Through inheritance, royal estates and shrewd investing while a prince, Charles III will be crowned on May 6 with a considerable fortune to his name.
Queen Elizabeth II bequeathed her son an estimated GBP360 million ($448 million) upon her death in September last year, boosting Charles’s fortune to GBP600 million, according to an estimate by The Times.
The former prince of Wales built up his coffers by an ambitious investment programme following his GBP17 million divorce from wife Princess Diana in 1996, according to a royal aide quoted by the newspaper.
When his mother became queen in 1952, Charles also received an income from the Duchy of Cornwall, an estate established in the 14th century to give the heir to the throne apparent financial independence.
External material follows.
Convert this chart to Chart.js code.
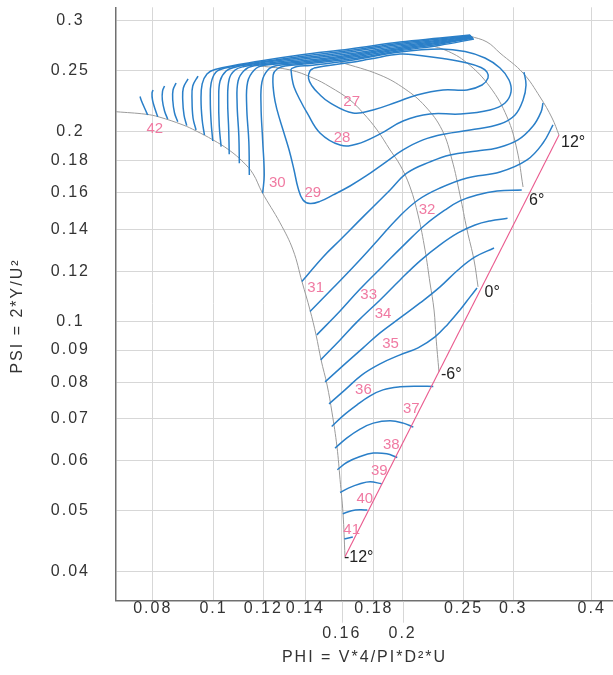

For Charles, the duchy “encompasses everything he is passionate about”, his second wife Camilla told an ITV documentary aired in 2019.
In addition to 260 farms, the duchy, which has now passed to his heir Prince William, owns 52,450 hectares (nearly 130,000 acres) of land and leases GBP345 million of commercial property.
Charles even created a community, Poundbury, on duchy land close to Dorchester on England’s south coast, where he put his architectural ideas into action.
Under his leadership, the duchy amassed assets worth more than a billion pounds, generating the then heir an income of around GBP23 million per year, an increase of more than 40 percent over 15 years.
Because of a centuries-old tradition, confirmed by a 1993 clause agreed by the then prime minister John Major, monarchs do not have to pay any tax on assets left by their predecessor, to guard against the royal estate being broken up.
The monarch’s will is not made public in the UK, meaning the content of Queen Elizabeth II’s will remains private.
We do, however, know that Balmoral Castle in northeast Scotland, where the royal family spends its summers and where the queen died last September, and the Sandringham estate in eastern England were left to Charles.
Both are privately owned.
By contrast, Buckingham Palace in central London and Windsor Castle, west of the capital, belong to the state.
Another historical symbol of the British monarchy, the Crown Jewels, are also the property of the nation and are therefore excluded from the evaluation of the royal fortune.
They are estimated to be worth several billion pounds.
As sovereign, Charles receives the annual “sovereign grant” — an endowment of one quarter of the profits on the income generated by the Crown Estate, a vast collection of lands and holdings.
The rest goes to the Treasury.
The sovereign grant hit GBP86.3 million in 2021-22.
A final fund completes the royal fortune: the Duchy of Lancaster, which is controlled by the sovereign and which generated GBP24 million for the queen in 2022.
When it comes to estimating the totality of the Crown Estate, “I don’t think anyone knows what it is”, Geoff Kertesz, a trust and probate lawyer at law firm Stewarts in London, told AFP.
In a series of articles titled “The Cost of the Crown”, The Guardian newspaper attempted to put a figure on it.
It included the Duchy of Lancaster, which is legally defined as state-controlled but whose entire profits accrue to the monarch, and luxury vehicles, technically owned by the state but exclusively used by the royal family, as well as works of art and jewellery.
Taken all together, it estimates Charles’ fortune at GBP1.8 billion.